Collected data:
++++++++++++++++++++

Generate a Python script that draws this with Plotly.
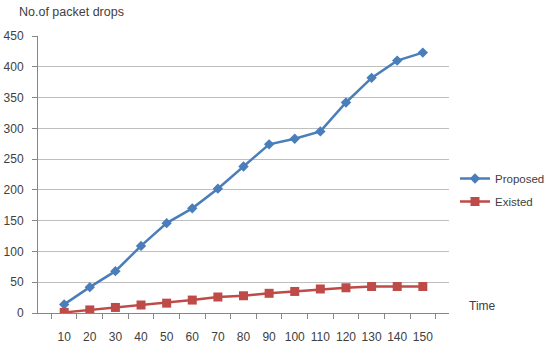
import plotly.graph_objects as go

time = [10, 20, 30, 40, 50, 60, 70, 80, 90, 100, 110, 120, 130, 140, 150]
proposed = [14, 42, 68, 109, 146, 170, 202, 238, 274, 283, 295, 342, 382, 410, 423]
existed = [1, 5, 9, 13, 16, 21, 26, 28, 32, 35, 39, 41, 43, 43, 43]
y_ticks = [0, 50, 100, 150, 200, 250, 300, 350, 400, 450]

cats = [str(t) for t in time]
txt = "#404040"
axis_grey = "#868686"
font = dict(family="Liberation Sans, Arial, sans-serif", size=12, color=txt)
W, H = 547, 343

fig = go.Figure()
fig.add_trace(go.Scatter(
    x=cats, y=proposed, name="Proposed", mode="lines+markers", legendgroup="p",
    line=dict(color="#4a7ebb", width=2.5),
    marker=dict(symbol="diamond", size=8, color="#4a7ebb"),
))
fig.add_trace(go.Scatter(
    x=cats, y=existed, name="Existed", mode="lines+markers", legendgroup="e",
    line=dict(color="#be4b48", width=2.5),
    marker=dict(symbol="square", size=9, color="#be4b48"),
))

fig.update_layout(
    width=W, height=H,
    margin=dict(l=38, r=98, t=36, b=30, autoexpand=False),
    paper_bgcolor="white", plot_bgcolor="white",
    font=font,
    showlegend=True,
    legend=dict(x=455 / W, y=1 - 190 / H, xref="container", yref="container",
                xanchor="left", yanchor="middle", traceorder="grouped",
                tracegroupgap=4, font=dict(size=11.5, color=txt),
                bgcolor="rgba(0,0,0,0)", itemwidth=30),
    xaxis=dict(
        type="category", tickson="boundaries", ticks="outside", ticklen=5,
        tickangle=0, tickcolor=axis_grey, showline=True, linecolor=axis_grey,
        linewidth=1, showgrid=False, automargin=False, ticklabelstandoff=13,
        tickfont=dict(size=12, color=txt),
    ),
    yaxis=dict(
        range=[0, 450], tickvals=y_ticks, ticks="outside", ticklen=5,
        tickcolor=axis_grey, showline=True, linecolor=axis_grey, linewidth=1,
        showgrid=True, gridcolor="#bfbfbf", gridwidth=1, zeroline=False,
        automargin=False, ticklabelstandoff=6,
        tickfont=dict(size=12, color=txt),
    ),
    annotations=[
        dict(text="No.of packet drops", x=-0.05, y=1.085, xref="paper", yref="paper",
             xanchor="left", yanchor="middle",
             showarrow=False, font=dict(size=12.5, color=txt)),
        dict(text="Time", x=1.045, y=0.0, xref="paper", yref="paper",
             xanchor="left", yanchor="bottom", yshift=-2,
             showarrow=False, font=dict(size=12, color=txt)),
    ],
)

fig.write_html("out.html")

++++++++++++++++++++

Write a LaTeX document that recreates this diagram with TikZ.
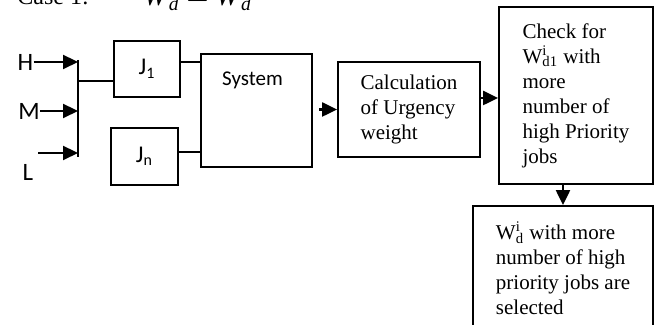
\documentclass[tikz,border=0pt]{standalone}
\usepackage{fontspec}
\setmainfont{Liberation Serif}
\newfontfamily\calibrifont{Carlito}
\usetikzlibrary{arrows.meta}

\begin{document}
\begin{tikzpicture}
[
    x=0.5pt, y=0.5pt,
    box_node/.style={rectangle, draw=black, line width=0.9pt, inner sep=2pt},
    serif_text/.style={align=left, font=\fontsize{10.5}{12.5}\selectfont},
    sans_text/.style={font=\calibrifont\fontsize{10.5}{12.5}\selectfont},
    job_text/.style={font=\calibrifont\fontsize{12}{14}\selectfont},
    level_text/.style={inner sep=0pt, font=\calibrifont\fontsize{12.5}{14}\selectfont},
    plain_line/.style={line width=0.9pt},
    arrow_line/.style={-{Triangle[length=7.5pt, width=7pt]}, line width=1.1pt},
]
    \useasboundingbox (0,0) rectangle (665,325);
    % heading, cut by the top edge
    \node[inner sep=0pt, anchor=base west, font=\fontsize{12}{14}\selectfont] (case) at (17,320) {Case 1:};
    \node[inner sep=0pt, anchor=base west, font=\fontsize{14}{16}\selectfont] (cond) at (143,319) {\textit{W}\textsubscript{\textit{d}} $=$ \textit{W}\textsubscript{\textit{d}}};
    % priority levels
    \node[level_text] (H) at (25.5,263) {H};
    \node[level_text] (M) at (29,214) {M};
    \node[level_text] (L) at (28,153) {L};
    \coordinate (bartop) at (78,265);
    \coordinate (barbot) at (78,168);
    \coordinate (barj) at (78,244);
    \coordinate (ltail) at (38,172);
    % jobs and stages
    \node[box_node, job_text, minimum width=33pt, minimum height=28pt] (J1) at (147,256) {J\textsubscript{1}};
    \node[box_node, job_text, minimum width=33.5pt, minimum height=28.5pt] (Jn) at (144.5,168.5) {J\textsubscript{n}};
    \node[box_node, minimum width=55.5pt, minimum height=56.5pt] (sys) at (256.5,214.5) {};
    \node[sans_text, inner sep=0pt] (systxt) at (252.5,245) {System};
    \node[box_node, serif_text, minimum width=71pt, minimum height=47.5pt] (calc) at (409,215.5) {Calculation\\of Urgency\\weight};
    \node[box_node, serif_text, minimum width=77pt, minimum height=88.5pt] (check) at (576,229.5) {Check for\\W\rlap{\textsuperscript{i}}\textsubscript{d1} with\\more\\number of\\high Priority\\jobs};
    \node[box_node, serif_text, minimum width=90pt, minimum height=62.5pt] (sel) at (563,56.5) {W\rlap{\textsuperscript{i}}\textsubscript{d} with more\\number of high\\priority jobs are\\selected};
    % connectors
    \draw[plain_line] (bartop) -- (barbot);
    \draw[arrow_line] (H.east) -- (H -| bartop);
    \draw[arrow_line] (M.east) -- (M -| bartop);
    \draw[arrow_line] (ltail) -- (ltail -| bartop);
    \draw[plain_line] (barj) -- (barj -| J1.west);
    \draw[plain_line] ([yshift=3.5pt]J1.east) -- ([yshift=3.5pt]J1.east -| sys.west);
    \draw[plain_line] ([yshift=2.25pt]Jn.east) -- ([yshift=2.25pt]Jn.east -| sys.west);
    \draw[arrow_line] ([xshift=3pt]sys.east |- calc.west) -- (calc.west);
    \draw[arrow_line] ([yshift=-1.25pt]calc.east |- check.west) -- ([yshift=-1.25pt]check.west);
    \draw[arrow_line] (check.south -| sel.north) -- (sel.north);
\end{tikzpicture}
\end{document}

++++++++++++++++++++

**GOAL OF THE EXERCISE**
Your task is to reproduce only the lines from the one with "Generate a Python" through the one with "W, H = 547, 343", keeping both ends. Skip every picture.

**RESPONSE BELOW**
Generate a Python script that draws this with Plotly.
import plotly.graph_objects as go

time = [10, 20, 30, 40, 50, 60, 70, 80, 90, 100, 110, 120, 130, 140, 150]
proposed = [14, 42, 68, 109, 146, 170, 202, 238, 274, 283, 295, 342, 382, 410, 423]
existed = [1, 5, 9, 13, 16, 21, 26, 28, 32, 35, 39, 41, 43, 43, 43]
y_ticks = [0, 50, 100, 150, 200, 250, 300, 350, 400, 450]

cats = [str(t) for t in time]
txt = "#404040"
axis_grey = "#868686"
font = dict(family="Liberation Sans, Arial, sans-serif", size=12, color=txt)
W, H = 547, 343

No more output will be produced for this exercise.